Segundo a professora, há um certo desinteresse da comunidade em relação ao português, não sendo muitas vezes possível constituir turmas devido à falta de inscrições de alunos, por outro lado, a língua portuguesa desperta cada vez mais interesse: “temos cada vez mais procura de pais que nem têm origens portuguesas. Claro que no início da emigração portuguesa, havia mais alunos cujos pais eram portugueses, mas hoje há muitos mais alunos cujos pais são franceses ou têm outras origens”.

Em França, encontrar aulas depende acima de tudo do local de onde os pais moram. “O sítio onde vivemos é muito especial porque há uma grande comunidade portuguesa, portanto, aqui na rua ouve-se falar português, há bastantes cafés e restaurantes portugueses. Nunca foi uma preocupação a aprendizagem de português”, descreveu à Agência Lusa, Sara Antunes, emigrante portuguesa em Beausoleil, no sul de França, que tem uma filha de oito anos.

Menos sorte teve Sandra Canivet da Costa, lusodescendente que vive em Bourges. “Tudo que eu posso dizer é que os meus filhos, que hoje têm 14 e 16 anos, andavam na escola primária não conseguiram aceder a estas aulas. Recebi o questionário, disse que queria esta opção, mas nunca deu em nada, disseram-me que não havia professor”.
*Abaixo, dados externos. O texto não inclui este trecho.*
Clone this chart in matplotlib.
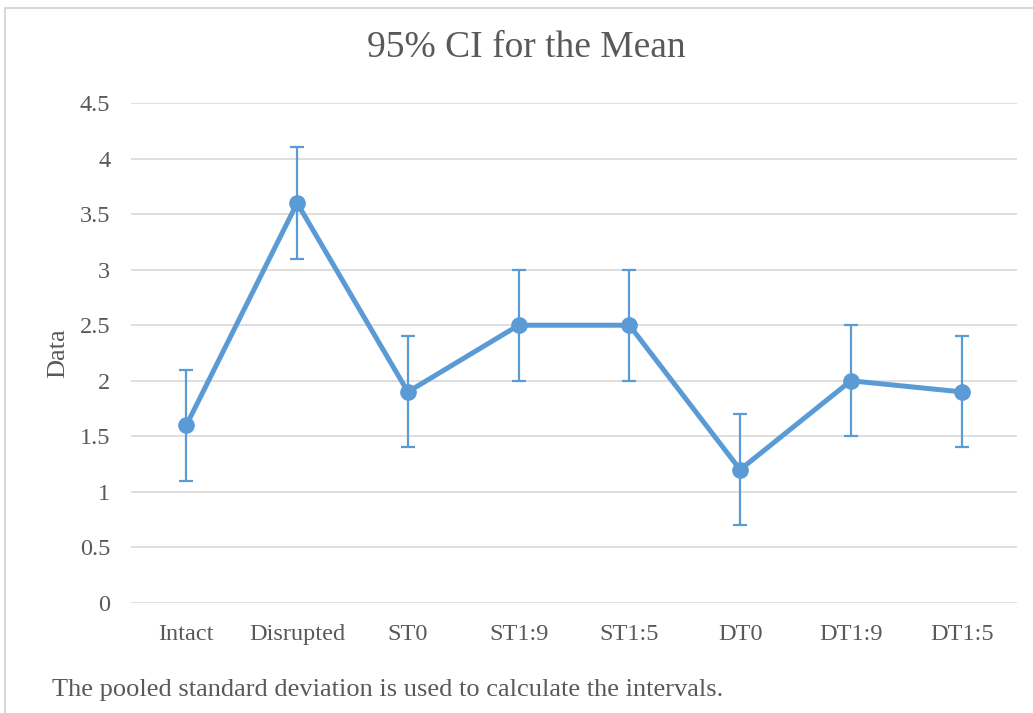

Sem outra solução, os filhos de Sandra Canivet da Costa aprendem agora português numa associação de amizade luso-francesa na cidade de Bourges, mas o marido também teve de se inscrever, já que estas são aulas para adultos e os menores só podem frequentá-las acompanhados por um adulto.
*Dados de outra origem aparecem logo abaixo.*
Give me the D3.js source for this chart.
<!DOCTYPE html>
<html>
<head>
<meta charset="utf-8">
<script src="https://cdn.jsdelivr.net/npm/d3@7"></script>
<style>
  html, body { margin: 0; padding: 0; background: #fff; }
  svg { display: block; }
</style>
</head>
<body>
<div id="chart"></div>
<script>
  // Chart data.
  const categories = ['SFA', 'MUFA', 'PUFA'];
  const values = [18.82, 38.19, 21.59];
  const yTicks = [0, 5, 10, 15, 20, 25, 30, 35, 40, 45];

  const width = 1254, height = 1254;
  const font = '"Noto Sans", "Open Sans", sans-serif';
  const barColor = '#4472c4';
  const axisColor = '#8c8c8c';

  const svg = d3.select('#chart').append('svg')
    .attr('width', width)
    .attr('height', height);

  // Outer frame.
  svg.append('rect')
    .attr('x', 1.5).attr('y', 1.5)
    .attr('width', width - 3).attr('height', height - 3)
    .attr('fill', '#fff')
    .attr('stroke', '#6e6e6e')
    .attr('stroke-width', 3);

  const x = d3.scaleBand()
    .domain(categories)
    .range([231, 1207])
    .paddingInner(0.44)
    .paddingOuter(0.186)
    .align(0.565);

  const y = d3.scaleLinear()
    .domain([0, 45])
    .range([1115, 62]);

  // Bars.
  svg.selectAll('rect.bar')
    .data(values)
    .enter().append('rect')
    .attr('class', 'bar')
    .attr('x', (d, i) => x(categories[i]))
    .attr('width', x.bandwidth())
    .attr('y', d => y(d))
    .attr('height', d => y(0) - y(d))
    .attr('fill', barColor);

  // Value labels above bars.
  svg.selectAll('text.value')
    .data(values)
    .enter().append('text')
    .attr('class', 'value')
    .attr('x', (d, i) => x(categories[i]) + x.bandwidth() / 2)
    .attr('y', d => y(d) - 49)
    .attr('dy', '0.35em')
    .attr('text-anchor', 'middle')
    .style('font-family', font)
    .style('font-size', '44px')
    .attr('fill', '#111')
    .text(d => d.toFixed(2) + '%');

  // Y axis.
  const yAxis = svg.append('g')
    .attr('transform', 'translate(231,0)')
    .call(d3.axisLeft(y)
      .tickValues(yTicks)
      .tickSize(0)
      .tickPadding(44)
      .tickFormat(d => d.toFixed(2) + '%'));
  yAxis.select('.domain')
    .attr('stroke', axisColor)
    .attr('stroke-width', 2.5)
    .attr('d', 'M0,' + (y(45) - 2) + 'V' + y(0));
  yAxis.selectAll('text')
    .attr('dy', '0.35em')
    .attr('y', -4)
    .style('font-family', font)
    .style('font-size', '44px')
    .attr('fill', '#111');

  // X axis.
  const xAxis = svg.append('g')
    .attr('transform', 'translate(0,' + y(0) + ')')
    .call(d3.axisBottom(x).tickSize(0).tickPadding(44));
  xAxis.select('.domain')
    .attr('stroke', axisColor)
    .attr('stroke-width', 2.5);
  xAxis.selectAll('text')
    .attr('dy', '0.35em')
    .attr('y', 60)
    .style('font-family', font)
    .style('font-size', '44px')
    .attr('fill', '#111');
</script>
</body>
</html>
Já Sara Antunes espera regressar a Portugal nos próximos anos, mas sabe que, caso fique, as escolas públicas francesas na sua área de residência não oferecem continuidade no ensino de português.
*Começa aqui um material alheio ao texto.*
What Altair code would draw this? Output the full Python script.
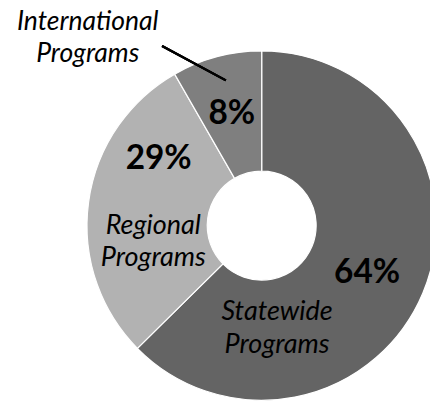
import altair as alt
import pandas as pd

# ---- data ----
categories = ["Statewide Programs", "Regional Programs", "International Programs"]
shares = [62.6, 29.1, 8.3]          # slice sizes as drawn
pct_labels = ["64%", "29%", "8%"]   # printed labels
name_labels = ["Statewide\nPrograms", "Regional\nPrograms", "International\nPrograms"]
slice_colors = ["#646464", "#b2b2b2", "#7f7f7f"]

df = pd.DataFrame({
    "category": categories,
    "share": shares,
    "pct": pct_labels,
    "name": name_labels,
    "rank": list(range(len(categories))),
})

CX, CY = 258.5, 218.0
FONT = "Lato"
theta_scale = alt.Scale(domain=[0, 1])

base = (
    alt.Chart(df)
    .transform_joinaggregate(total="sum(share)")
    .transform_window(cum="sum(share)", sort=[alt.SortField("rank")])
    .transform_calculate(
        f0="(datum.cum - datum.share) / datum.total",
        f1="datum.cum / datum.total",
        fm="(datum.cum - datum.share / 2) / datum.total",
    )
)

arc = base.mark_arc(innerRadius=55.5, outerRadius=178, stroke="white", strokeWidth=1.2).encode(
    theta=alt.Theta("f0:Q", scale=theta_scale),
    theta2="f1:Q",
    color=alt.Color("category:N", scale=alt.Scale(domain=categories, range=slice_colors), legend=None),
    x=alt.value(CX),
    y=alt.value(CY),
)


def label(cat, field, radius, dx, dy, bold, size=27.5):
    props = dict(
        radius=radius, dx=dx, dy=dy, align="center", baseline="middle",
        font=FONT, color="black", lineBreak="\n",
    )
    if bold:
        props.update(fontSize=34, fontWeight="bold")
    else:
        props.update(fontSize=size, fontStyle="italic", lineHeight=33)
    return (
        base.transform_filter(alt.datum.category == cat)
        .mark_text(**props)
        .encode(
            theta=alt.Theta("fm:Q", scale=theta_scale),
            text=alt.Text(f"{field}:N"),
            x=alt.value(CX),
            y=alt.value(CY),
        )
    )


layers = [
    arc,
    label("Statewide Programs", "pct", 118, -1.5, 3, True),
    label("Regional Programs", "pct", 113, 7, -52, True),
    label("International Programs", "pct", 114, -1, -3, True),
    label("Statewide Programs", "name", 56, -36, 67, False),
    label("Regional Programs", "name", 107, -4.5, 14.5, False),
    label("International Programs", "name", 228, -118.5, 13, False, 27),
]

leader = alt.Chart(df).mark_rule(color="black", strokeWidth=2.2).encode(
    x=alt.value(157), y=alt.value(35), x2=alt.value(222), y2=alt.value(70)
)

chart = (
    alt.layer(*layers, leader)
    .properties(width=430, height=394, autosize=alt.AutoSizeParams(type="none"), padding=0)
    .configure_view(stroke=None)
)

chart.save("out.html", embed_options={"renderer": "svg", "actions": False})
Na Escócia, o cenário não é diferente de França e o inglês, como língua franca, constitui uma dificuldade adicional para que os mais novos gostem de português. Para Sandra Nabais, a rotina não acaba à sexta-feira porque todos os sábados faz 50 quilómetros entre Kirkaldy e Edimburgo para o filho de 11 anos poder frequentar as aulas de língua portuguesa.

“O João tinha cinco anos quando chegou à Escócia e durante os primeiros tempos chegavam as conversas que tinham em casa, mas com o início da escolaridade “começou a ser complicado”, recorda a mãe. “Em dez palavras cinco eram em português, cinco eram em inglês”.

Foi então que decidiu inscrever o filho nas aulas de português mais próximas, proporcionadas pela associação Lusofonias, o que implica uma hora de viagem para cada lado. O João protesta frequentemente e para a mãe também é um sacrifício.

“Perco o sábado todo nisto porque as aulas começam às 11:00 e acabam às 13:00, e financeiramente afeta bastante por causa dos gastos com combustível e porque tive que abdicar de trabalhar aos sábados”, explica.

Porém, Sandra Nabais acredita que o esforço está a ter frutos porque o conhecimento da língua e o contacto com outras crianças de origem portuguesa na formação da identidade do menino.

“Ele tem uma veiazinha escocesa, porque viveu a maior parte da vida aqui, mas é português de gema e coração. Às vezes sugiro fazer férias noutro país qualquer e experimentar coisas novas, mas ele prefere sempre ir a Portugal”, diz.

Esta luta também é feita pela família de Sandra Ferreira, que tem o Afonso (11) e a Matilde (15) a aprender português na associação. “O nosso fim de semana acaba por ficar limitado a um dia”, constata Sandra Ferreira, que viaja cerca de 70 quilómetros desde Bridge of Allan, perto de Stirling.

Ainda assim, garante que até o filho mais novo “começa a perceber aos poucos a perceber a vantagem de aprender português e é isso que nos tem mantido nesta nossa luta semanal”.

Uma vantagem que os pais partilham mas que, nem sempre, os filhos valorizam. Até porque o mundo bilingue pode ser vantajoso.

Susana Diniz é fundadora um centro de explicações em Macau e é mãe de Suri (8 anos), que está “mais familiarizada com o inglês e o português aparece sempre em segundo plano como forma de comunicação”.

Apesar disso, “não é de todo uma preocupação para nós esta preferência dela, visto que sabemos que está ambientada com ambas as línguas. Por outro lado, pensamos que na escola em que está, o intercâmbio cultural é maior do que se estivesse na escola portuguesa” de Macau, salienta.